Nov 02 (Nikkei) - KDDI and Rakuten said Thursday they will share each other's assets while competing to offer services in their respective fields, as the telecom operator debuts e-commerce services and the online retailer enters the mobile space.
The deal will allow Rakuten to use KDDI's network for its entry into the mobile market next fall, while KDDI can employ Rakuten's e-payment and logistics infrastructure.
Rakuten initially considered a tie-up with NTT Docomo, one of Japan's other two carriers along with SoftBank, but ultimately seems to have chosen KDDI because their businesses are more complementary.
"If we did not team up with Rakuten, they probably would have partnered with NTT Docomo," KDDI President Makoto Takahashi said. "Rather than that situation, it is better if we team up with them ourselves."

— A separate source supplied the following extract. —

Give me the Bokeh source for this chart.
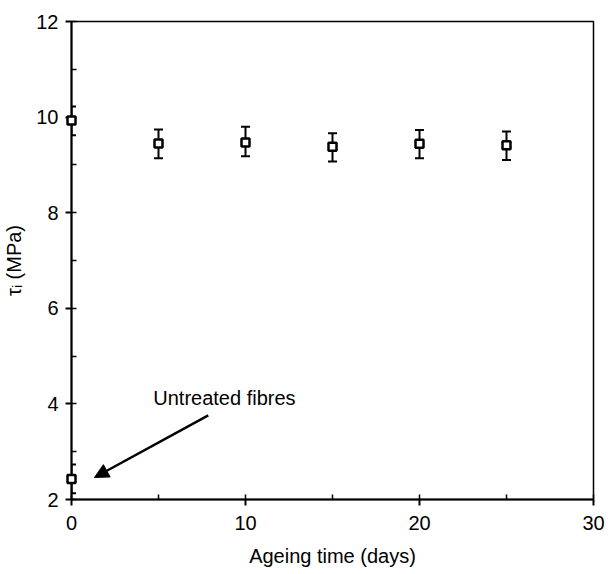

KDDI is Japan's second-largest mobile phone carrier, with about 53 million subscribers. Rakuten boasts about 98.7 million registered users for its virtual mall and other websites with financial, payment and logistics resources that appealed to the mobile service provider.
KDDI, a latecomer to increasingly popular smartphone payment services, will roll out QR code-based "au Pay" in April 2019. The company aims to recover lost time by leveraging Rakuten's network of stores to launch nationwide from the start.